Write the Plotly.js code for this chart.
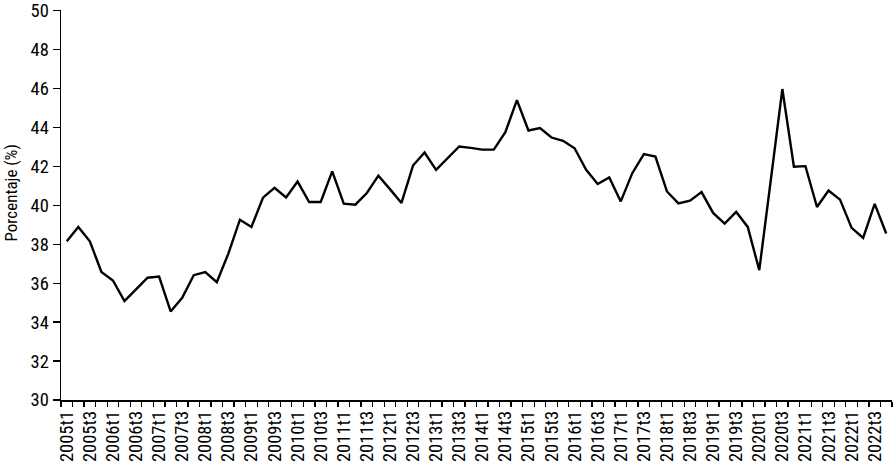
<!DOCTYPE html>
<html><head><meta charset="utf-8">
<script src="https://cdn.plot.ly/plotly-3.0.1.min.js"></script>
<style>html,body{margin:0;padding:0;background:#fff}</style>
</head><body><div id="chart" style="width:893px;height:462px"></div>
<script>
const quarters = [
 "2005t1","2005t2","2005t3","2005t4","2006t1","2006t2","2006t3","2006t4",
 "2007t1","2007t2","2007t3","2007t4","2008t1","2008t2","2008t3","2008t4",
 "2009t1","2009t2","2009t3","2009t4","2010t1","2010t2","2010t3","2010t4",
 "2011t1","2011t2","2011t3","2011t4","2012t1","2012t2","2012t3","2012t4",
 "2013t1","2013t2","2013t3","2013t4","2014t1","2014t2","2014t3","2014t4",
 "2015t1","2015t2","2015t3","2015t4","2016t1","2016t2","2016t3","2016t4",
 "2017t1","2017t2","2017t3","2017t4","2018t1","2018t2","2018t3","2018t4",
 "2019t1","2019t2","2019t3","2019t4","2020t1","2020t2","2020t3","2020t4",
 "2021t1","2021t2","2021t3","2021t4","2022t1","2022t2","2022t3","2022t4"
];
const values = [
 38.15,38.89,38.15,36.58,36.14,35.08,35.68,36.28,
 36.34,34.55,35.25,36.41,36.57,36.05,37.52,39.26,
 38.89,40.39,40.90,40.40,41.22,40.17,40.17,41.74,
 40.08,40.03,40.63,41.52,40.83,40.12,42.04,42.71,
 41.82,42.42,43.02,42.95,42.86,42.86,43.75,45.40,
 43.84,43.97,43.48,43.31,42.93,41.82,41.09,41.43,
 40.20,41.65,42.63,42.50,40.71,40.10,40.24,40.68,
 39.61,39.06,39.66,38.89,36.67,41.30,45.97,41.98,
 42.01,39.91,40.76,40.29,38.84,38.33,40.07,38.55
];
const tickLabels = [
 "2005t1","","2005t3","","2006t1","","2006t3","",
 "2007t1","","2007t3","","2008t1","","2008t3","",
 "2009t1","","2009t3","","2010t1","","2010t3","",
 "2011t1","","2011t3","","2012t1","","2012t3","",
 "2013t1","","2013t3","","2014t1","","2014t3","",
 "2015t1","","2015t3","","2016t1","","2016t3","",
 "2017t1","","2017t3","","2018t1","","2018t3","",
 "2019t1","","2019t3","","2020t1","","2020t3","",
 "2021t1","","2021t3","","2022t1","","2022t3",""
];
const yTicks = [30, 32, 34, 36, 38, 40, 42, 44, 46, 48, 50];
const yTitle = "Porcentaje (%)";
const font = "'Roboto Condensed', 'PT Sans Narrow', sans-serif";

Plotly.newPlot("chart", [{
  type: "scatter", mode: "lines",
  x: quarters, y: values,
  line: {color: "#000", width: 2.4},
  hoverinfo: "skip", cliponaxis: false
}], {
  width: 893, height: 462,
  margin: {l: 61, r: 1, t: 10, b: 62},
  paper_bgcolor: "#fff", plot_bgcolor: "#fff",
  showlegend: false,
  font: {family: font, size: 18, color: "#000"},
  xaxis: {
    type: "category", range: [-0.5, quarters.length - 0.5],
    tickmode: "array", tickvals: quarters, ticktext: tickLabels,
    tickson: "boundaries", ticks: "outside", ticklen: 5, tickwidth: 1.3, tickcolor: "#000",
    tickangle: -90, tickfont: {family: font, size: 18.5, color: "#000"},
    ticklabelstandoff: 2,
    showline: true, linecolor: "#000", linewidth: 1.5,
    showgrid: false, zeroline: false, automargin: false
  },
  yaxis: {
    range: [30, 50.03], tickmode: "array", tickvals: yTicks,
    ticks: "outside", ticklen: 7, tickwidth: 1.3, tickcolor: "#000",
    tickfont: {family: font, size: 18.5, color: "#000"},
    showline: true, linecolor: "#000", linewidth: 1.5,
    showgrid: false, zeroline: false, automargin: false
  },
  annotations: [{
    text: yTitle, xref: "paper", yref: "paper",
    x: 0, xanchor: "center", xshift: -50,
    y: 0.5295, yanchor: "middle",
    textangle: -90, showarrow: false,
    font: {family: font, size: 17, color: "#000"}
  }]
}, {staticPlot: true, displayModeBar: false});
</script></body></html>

= = = = =

Your answer should be a single number: how many lines in the data above include "chart"?

SOLUTION TO THIS EXERCISE
3